Last week Wayne Gretzky topped 40,000 in the Pac-Man video game. It's not the only record he has broken recently. Gretzky, who just turned 21, is on his way to rewriting all National Hockey League scoring records. He's the highest-paid hockey player ever, with a near-$1 million contract in his pocket. He's closing in on the record for the highest-scoring player. And, in another game, he's just about the hottest name in licensing in Canada. His name is on a wide range of items, including jeans, chocolates and shavers. Coming up . . . a Wayne Gretzky Shopping Center.
And the Edmonton Oilers center, in town to play in the National Hockey League All-Stars Game tonight at Capital Centre, scores as one of the top fashion plates in sports today.
Yesterday, for lunch at the White House, where he sat at President Reagan's table, "The Great" Gretzy was wearing a perfectly tailored subtle brown plaid suit, the jacket indented at the waist, a white button-down shirt, and a medium-width foulard print silk tie. The president told the Canadian hockey hero, who looks a bit like a tall, skinny Baryshnikov, that he also played hockey when he was younger.
Gretzky says he wasn't much into clothes as a kid "except to look neat and clean . . . Suddenly you begin to notice that other people are noticing you at airports and banquets and you begin to want to dress better," says Gretzky, who has been the National Hockey League Player of the Month for October, November, December and January. He now has at least 20 custom-tailored suits and a dozen sport coats in his closet.
He used to take his fashion advice from his agent, Gus Badali, who has guided his name on everything in the hockey kingdom and beyond. (Only not on socks or underwear, because "you can't see 'em," jokes Gretzky.)
Badali's fashion, in contrast to the conservative Gretzky's, is back in the minor leagues where he once played left winger on the junior Weston Dukes. Says Badali, "Now he tells me: 'Gus, you can't wear your collars over your jacket anymore.' "

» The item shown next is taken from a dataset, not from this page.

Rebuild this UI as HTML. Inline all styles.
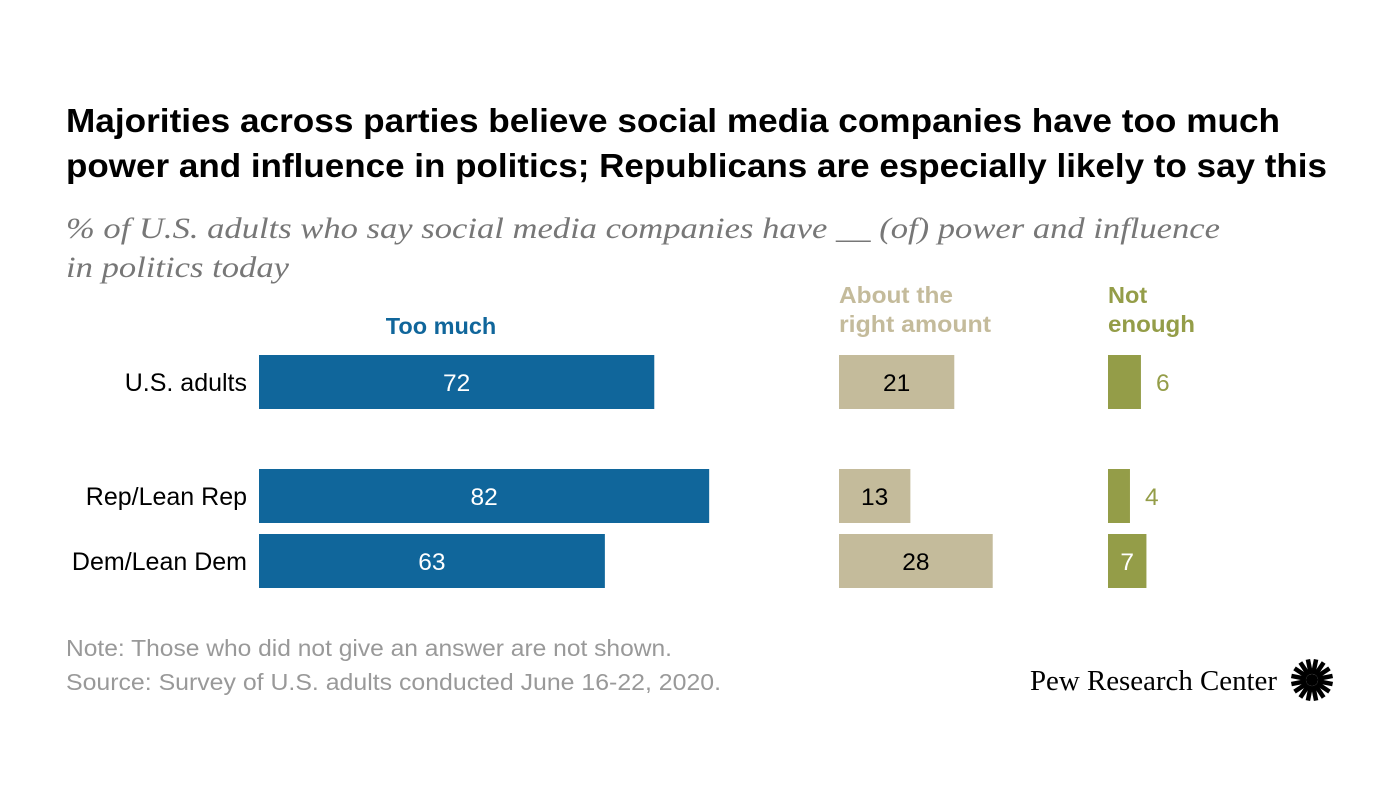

Gretzky's ideas on fashion come from the magazines, and occasionally he'll tear out a page of Gentlemen's Quarterly and show it around to fellow players. But whatever the magazines say, he takes some guidance from his father, Walter, a Bell Co. employe, who is in town for tonight's game. His mother is back in Canada watching his three brothers play in a hockey tournament.

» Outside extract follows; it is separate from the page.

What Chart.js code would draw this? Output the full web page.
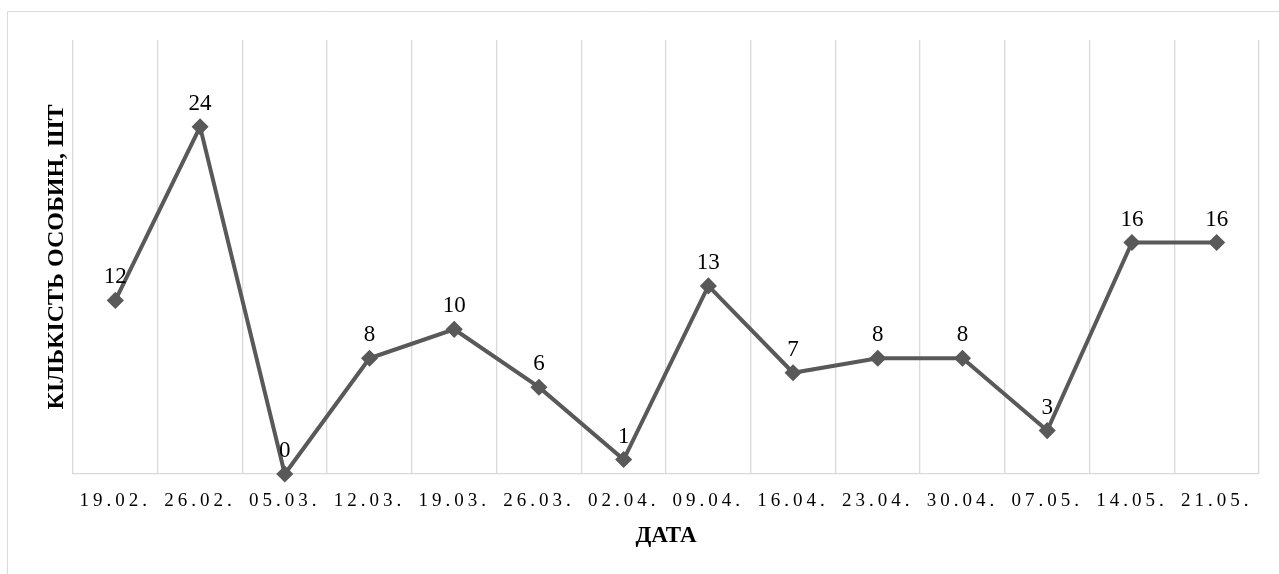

"I got my hair cut because my parents like it short," admitted the slightly unshaven Gretzky. Short hair also saves him time blow-drying in the morning, he says.
His girlfriend, Vickie Moss, a club singer he met more than two years ago, started him on jewelry. She gave him the narrow gold chain bracelet he wears -- she wears six of the same -- when she came back from a trip to Hawaii, and a gold Longine watch. "He'd been eyeing it for a long time and thought it was too expensive so I bought it for him for Christmas," says Moss, who is with him in Washington.

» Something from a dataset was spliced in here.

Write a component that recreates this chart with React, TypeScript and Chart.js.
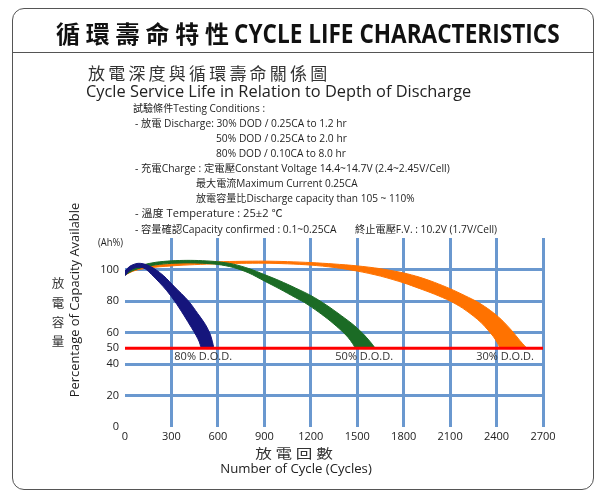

Gretzky's on a budget set for him by Badali and his accountant, Ed Ross. It was $2,000 a month but went up to $3,000 with the new contract, says Badali. With it he must pay for his his two-story condominium overlooking the coliseum in Edmonton, food, incidentals and his not-so-incidental clothing costs.
He boosts his collection of custom suits each time he goes to Vancouver for a game. Tailor Paul Minichiello picks him up at the hotel and takes him to the shop where he makes quick decisions on fabrics. His silhouette remains the same. "I haven't changed my size in three years," says the six-foot, 170-pound Gretzky. He's recently had a couple of pairs of no-cuff pants lengthened to accommodate cowboy boots.
Minichiello, who makes suits for 200 hockey players, including Dennis Maruk of the Capitals, finds them "easy to dress. Most of them have good builds. They're not extra big like football players."
Coaches require players to travel in suits, so Gretzky usually opts for a fabric that holds its crease well "and won't look like an accordion after a trip to Washington," says Minichiello. "He knows what looks best for him and picks the best," he says. Minichiello charges Gretzky about $500 for each suit, which is a bit of a deal. "He looks better in a double-breasted suit than anyone I know."
For the moment Gretzky's role with his licensees, from which he earns $500,000 annually, is strictly endorsements. It includes TV commercials for 7-Up, which are seen in this country, and advertisements for Neilson's chocolates and Bic pens. At the 6-month-old Wayne Gretzky Western Corral he buys himself cowboy boots and western-style suits. He's got some ideas for a new design for G.W.G. jeans and he would like to see the pads on his hockey gear slimmed down a bit, particularly in the legs. Designing is the next step, says Badali.
Between games, Gretzky and his girlfriend relax by watching television; their favorite program is "Hart to Hart." He'll often wear sweat pants and a cut-off muscle T-shirt or sweat shirt. And he likes to play video games.
No surprise. Badali has just worked out a contract for Gretzky to endorse Odyssey, one of the most popular electronic games.